Sarà il 4 aprile l’udienza preliminare nel processo per l’assassinio di Alice Scagni. Per il delitto è stato rinviato a giudizio il fratello Alberto, accusato di omicidio volontario aggravato dalla premeditazione e dalla crudeltà. L’1 maggio 2022 Alice era uscita di casa, a Quinto in provincia di Genova, per portare a spasso il cane: ad attenderla per strada il fratello, che avrebbe iniziato a litigare con lei per poi accoltellarla più e più volte.

Sono state diffuse da Repubblica le parole che Alberto Scagni ha scritto alla psicologa del carcere di Marassi, tra le quali si legge: “Penso a quello che oggi ho detto durante la perizia psichiatrica; visto che sono a Marassi imputato per aver dato diciannove coltellate a mia sorella. Alice Scagni. Torturato psicologicamente. Che cosa brutta. Chissà come sta mia sorella”. Alberto è in carcere dallo scorso maggio e per lui si è da poco conclusa l’inchiesta a suo carico.
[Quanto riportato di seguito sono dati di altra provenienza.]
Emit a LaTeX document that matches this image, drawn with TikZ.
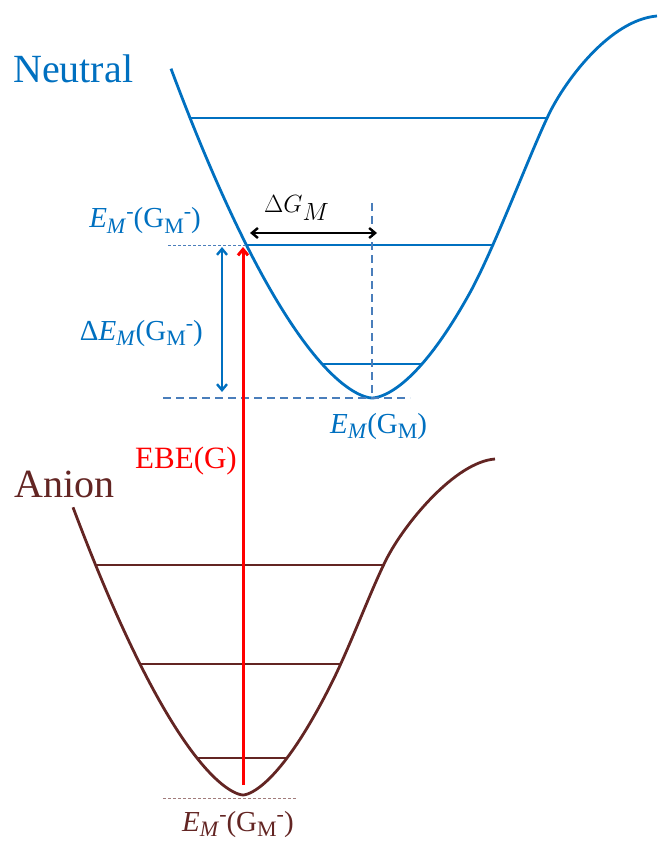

E nelle sue lettere sembra averne per tutti.

Come è emerso dalle indagini ci sarebbe stata infatti aperta ostilità da parte di Alberto verso Gianluca, il cognato, tanto da scrivere: “Mi è capitato di domandarmi per quale motivo il marito di mia sorella abbia affermato che ‘vivessero con la costante paura di trovare me fuori dalla porta di casa’ e vivendo con la costante paura di trovarsi me fuori dalla porta di casa, dal palazzo non sia uscito lui”.
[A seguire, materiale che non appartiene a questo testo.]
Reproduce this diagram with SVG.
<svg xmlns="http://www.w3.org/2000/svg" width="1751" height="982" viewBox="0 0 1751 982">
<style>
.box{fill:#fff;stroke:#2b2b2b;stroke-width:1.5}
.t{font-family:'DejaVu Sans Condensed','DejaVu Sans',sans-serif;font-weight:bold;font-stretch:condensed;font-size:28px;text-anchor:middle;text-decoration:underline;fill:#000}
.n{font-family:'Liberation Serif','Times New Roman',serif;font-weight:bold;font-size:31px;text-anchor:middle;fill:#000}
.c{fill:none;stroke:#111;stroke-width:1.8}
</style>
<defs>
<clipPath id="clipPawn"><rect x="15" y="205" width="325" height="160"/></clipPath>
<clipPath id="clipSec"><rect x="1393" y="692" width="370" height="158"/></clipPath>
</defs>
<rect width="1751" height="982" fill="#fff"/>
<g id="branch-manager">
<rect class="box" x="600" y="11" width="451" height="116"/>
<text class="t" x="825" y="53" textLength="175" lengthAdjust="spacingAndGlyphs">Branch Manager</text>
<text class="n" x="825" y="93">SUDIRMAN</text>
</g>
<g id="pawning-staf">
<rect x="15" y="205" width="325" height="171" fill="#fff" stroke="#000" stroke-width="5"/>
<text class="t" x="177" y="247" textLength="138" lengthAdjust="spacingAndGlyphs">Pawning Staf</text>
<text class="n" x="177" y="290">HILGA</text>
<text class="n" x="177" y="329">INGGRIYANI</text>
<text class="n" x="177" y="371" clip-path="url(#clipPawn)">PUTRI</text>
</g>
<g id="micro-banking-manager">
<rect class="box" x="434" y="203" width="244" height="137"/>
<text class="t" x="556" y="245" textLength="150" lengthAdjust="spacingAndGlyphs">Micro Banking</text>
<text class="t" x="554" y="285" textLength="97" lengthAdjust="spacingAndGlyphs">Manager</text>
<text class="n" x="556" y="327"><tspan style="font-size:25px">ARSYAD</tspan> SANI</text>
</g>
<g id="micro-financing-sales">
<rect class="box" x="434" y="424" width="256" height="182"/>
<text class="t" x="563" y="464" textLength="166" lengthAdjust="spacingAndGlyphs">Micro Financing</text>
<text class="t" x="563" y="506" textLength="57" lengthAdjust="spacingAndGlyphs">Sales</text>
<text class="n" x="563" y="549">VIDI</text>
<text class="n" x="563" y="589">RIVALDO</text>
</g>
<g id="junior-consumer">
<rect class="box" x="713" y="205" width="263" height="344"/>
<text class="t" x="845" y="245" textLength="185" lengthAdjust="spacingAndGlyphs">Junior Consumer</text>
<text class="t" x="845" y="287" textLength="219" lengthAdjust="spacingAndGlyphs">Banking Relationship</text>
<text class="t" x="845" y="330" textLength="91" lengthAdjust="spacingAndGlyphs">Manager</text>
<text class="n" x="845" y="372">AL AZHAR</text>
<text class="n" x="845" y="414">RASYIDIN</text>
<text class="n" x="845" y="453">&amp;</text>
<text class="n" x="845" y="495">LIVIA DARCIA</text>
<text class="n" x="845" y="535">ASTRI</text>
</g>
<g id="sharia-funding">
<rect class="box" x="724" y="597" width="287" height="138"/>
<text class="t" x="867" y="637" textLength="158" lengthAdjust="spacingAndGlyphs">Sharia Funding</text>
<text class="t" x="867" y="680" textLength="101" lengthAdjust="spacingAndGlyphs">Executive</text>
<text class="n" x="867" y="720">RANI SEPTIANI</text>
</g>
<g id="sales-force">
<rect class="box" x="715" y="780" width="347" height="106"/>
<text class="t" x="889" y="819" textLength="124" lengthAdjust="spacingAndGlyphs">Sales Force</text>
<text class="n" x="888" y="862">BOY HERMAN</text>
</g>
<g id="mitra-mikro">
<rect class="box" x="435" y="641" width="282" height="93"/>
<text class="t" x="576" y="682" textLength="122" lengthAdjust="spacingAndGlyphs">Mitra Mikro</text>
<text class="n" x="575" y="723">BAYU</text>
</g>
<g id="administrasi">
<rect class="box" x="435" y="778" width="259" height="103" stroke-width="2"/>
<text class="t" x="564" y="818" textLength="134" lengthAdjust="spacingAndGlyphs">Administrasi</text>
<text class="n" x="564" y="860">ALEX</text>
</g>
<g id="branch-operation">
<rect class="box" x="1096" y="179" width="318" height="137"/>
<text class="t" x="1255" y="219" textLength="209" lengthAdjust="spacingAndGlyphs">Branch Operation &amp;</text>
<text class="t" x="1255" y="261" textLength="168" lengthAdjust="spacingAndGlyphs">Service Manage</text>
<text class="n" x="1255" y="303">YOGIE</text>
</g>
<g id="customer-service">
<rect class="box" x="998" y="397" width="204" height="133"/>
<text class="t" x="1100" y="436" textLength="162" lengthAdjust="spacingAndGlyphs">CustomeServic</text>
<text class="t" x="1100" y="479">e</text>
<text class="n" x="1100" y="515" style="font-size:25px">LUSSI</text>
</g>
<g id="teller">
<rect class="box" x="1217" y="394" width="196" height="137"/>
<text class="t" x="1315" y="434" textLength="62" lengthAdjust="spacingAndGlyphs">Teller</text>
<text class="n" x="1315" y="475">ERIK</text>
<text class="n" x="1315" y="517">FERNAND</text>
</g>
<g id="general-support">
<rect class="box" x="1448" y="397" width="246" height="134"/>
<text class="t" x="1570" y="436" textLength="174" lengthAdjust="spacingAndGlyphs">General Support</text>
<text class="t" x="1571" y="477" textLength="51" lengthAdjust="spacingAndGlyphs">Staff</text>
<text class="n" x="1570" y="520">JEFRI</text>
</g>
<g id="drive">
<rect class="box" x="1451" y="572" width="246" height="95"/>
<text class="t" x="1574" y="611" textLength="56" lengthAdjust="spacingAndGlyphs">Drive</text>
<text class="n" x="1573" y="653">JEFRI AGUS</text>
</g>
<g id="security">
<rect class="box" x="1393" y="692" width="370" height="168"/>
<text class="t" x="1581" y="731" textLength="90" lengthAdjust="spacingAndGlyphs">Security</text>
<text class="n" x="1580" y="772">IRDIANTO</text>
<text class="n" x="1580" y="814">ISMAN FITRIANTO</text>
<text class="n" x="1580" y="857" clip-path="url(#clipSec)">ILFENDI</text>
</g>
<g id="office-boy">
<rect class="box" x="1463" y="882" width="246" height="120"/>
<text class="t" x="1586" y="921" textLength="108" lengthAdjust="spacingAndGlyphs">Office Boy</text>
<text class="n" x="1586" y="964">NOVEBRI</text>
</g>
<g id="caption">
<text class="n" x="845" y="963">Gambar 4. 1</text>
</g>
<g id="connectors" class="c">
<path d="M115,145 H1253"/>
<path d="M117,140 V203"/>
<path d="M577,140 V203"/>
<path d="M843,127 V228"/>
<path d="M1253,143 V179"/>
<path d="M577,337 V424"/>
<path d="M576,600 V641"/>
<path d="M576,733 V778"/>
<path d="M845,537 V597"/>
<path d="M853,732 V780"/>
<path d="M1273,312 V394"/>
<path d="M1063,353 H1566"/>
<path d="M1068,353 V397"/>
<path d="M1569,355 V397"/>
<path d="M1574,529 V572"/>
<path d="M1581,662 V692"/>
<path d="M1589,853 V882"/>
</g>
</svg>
Tra presunte allucinazioni lamentate nelle lettere - come apparizioni di personale medico, tra cui una psichiatra somigliante a una pornodiva, e altri detenuti inesistenti - emerge anche una certa intolleranza all’ambiente carcerario, che viene paragonato all’ambiente famigliare, al punto che Alberto Scagni scrive ancora alla psicologa: “Notte. Non riesco a dormire. Torture psicologiche simili a quelle che subivo quando ero a casa... C’è un motivo particolare per cui dovrei sopportare pagliacci e pagliacciate anche dentro il carcere? Me lo chiedo, e la risposta che mi do è che se anche ci fosse, non avrebbe nulla a che fare con la legge. Lei che legge mi dia una risposta. La dia anche ai giudici nel caso in cui le faranno domande. Ho subito torture psicologiche e fisiche per mesi mentre ero a casa. Non accetto, né tollero, che queste str… si ripetano qui in carcere”.

I periti che hanno visitato l’imputato in carcere hanno parlato di vittimismo, di tratti manipolatori rilevati anche in incidente probatorio, ma anche di

semi-infermità che tuttavia parrebbe non aver alterato la capacità di “stare in giudizio”. Secondo i difensori di Alberto queste missive evidenzierebbero invece la totale incapacità di intendere e di volere.